_WHAT YOU NEED TO DO_. Start at the line containing "Give me the Chart.js source for this chart.", stop at the line containing "const curveLabels = ['2 -> 1', '1 -> 2'];", and set down every line in that stretch exactly as written, and nothing else.
# RECORDED INFORMATION start
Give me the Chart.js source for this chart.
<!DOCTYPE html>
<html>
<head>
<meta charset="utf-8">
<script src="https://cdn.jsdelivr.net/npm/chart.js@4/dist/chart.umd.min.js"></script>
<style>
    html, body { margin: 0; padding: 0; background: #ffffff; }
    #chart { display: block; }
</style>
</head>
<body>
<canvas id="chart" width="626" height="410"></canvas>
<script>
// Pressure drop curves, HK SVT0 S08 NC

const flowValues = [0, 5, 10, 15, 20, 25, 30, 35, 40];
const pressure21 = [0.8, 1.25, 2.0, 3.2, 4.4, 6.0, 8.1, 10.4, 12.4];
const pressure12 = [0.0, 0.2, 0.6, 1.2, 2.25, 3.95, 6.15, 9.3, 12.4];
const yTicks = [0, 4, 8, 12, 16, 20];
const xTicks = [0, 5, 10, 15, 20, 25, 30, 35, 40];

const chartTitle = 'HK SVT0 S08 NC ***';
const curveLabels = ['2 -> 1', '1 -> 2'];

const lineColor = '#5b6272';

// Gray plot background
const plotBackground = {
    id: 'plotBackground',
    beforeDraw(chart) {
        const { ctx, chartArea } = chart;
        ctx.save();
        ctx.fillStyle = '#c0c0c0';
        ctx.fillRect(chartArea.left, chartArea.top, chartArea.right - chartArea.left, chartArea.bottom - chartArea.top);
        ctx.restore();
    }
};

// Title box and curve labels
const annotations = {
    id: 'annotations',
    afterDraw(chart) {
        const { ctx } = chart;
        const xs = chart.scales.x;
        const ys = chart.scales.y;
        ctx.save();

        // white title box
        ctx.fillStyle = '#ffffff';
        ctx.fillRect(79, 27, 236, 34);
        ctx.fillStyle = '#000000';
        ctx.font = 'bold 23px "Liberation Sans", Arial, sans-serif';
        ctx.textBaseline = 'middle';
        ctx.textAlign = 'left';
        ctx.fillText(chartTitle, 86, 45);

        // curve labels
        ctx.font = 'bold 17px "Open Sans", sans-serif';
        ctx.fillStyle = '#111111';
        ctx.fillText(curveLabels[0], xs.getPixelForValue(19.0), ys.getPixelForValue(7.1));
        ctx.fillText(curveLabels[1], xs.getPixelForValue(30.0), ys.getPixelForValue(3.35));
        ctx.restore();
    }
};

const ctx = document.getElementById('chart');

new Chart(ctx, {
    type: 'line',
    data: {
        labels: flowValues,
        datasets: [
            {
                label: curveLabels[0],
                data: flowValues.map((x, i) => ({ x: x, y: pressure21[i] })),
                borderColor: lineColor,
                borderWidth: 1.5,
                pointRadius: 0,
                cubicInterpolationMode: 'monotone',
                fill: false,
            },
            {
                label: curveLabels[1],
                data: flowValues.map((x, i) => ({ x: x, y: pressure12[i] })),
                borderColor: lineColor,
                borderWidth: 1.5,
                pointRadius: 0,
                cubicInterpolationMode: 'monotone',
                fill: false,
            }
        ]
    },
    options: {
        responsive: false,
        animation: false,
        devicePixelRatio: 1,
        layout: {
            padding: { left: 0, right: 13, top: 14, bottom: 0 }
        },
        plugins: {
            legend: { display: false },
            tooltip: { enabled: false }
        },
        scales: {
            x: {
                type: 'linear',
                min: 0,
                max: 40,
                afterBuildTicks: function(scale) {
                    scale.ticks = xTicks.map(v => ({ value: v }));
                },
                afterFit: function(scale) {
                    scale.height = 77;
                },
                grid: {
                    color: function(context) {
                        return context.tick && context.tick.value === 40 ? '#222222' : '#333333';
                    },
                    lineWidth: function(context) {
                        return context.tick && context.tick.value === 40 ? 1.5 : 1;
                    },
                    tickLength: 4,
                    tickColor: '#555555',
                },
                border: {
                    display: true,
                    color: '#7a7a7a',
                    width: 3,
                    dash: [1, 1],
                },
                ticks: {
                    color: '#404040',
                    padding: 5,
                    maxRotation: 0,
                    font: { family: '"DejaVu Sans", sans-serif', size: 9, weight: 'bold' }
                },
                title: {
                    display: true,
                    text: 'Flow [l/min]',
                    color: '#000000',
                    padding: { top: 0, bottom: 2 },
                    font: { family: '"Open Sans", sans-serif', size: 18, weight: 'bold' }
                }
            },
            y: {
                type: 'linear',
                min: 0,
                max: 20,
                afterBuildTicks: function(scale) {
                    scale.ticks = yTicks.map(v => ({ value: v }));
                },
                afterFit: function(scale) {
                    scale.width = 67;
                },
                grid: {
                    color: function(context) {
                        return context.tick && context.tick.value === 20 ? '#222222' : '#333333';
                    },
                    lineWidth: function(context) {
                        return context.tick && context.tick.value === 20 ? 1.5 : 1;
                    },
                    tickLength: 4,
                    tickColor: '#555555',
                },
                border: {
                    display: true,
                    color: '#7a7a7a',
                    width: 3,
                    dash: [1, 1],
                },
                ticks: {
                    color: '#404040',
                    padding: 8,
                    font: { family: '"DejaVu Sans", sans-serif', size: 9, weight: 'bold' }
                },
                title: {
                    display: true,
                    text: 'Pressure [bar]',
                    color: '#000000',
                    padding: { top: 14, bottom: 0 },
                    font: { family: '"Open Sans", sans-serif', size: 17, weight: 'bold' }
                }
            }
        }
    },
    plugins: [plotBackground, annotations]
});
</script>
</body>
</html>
# RECORDED INFORMATION end
# RECORDED INFORMATION start
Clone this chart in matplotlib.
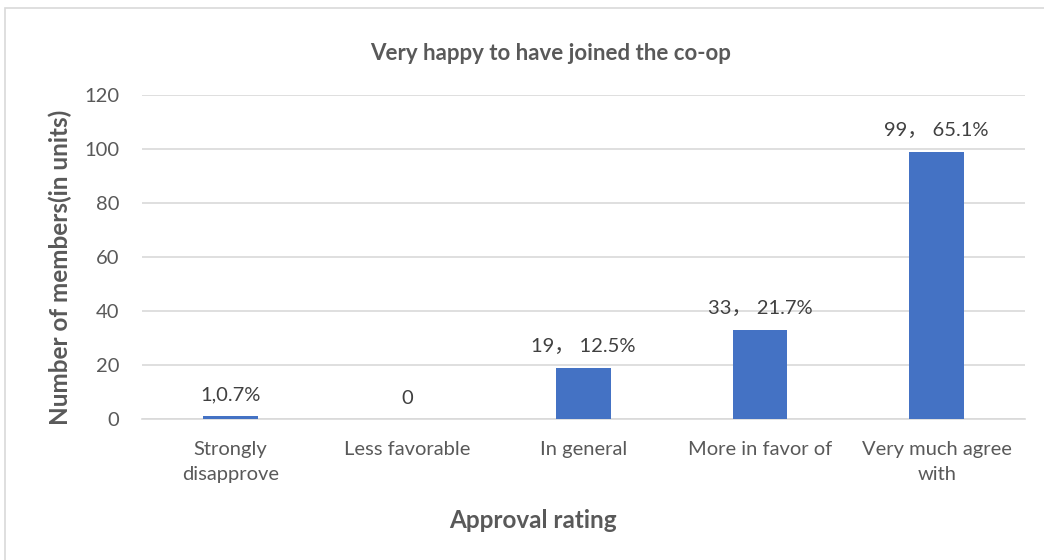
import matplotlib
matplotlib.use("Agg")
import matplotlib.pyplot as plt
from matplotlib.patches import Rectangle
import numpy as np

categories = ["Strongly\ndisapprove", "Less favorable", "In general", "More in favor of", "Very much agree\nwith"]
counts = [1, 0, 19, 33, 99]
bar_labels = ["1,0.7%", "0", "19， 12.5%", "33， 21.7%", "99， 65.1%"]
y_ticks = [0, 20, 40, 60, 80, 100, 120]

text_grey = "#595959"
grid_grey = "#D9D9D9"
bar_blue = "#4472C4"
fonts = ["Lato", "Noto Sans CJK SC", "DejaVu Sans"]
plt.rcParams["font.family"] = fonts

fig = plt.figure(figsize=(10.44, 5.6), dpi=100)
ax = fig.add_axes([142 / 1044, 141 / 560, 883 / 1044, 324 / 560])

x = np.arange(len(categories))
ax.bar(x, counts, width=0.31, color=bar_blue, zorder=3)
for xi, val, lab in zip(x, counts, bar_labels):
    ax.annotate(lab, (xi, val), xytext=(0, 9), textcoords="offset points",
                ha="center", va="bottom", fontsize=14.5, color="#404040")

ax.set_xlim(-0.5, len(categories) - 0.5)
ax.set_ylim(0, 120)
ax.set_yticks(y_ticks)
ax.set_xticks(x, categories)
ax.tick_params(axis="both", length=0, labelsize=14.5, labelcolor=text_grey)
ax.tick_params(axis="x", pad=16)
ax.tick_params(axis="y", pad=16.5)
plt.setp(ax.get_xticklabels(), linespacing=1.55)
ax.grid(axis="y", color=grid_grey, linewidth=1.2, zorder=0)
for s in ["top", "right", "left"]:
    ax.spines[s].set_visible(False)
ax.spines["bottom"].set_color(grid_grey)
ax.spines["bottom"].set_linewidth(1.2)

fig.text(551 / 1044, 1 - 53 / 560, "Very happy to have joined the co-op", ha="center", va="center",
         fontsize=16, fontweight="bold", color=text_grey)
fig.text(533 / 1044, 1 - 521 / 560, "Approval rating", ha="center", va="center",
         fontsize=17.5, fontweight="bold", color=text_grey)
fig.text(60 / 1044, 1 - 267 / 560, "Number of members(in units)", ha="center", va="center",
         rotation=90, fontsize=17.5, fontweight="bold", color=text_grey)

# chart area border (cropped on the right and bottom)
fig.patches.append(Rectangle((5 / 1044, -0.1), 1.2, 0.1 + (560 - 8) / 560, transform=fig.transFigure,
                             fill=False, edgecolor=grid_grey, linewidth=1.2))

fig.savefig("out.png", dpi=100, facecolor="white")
# RECORDED INFORMATION end
# RECORDED INFORMATION start
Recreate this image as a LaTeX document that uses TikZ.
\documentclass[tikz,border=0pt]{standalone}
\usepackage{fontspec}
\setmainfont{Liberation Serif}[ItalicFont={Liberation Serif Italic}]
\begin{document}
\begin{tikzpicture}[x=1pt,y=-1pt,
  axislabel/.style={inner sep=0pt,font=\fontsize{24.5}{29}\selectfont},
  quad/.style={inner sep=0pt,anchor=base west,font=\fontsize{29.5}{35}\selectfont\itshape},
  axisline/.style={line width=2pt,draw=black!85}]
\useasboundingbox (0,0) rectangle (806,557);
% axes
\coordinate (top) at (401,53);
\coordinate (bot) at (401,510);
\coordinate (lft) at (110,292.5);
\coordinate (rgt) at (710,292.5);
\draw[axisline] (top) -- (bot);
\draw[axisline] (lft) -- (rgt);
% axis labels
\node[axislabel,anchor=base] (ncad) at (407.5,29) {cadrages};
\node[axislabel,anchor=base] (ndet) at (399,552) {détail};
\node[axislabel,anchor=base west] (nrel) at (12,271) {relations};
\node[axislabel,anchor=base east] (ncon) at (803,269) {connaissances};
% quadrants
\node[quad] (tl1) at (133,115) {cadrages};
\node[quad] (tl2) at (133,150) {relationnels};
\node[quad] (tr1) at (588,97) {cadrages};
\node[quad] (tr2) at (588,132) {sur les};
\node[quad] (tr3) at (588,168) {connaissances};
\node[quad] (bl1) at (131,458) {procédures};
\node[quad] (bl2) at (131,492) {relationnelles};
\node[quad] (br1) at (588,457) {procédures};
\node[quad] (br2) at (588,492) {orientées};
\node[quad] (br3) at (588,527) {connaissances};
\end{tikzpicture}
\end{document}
# RECORDED INFORMATION end
_RESULT OF THIS EXERCISE_.
Give me the Chart.js source for this chart.
<!DOCTYPE html>
<html>
<head>
<meta charset="utf-8">
<script src="https://cdn.jsdelivr.net/npm/chart.js@4/dist/chart.umd.min.js"></script>
<style>
    html, body { margin: 0; padding: 0; background: #ffffff; }
    #chart { display: block; }
</style>
</head>
<body>
<canvas id="chart" width="626" height="410"></canvas>
<script>
// Pressure drop curves, HK SVT0 S08 NC

const flowValues = [0, 5, 10, 15, 20, 25, 30, 35, 40];
const pressure21 = [0.8, 1.25, 2.0, 3.2, 4.4, 6.0, 8.1, 10.4, 12.4];
const pressure12 = [0.0, 0.2, 0.6, 1.2, 2.25, 3.95, 6.15, 9.3, 12.4];
const yTicks = [0, 4, 8, 12, 16, 20];
const xTicks = [0, 5, 10, 15, 20, 25, 30, 35, 40];

const chartTitle = 'HK SVT0 S08 NC ***';
const curveLabels = ['2 -> 1', '1 -> 2'];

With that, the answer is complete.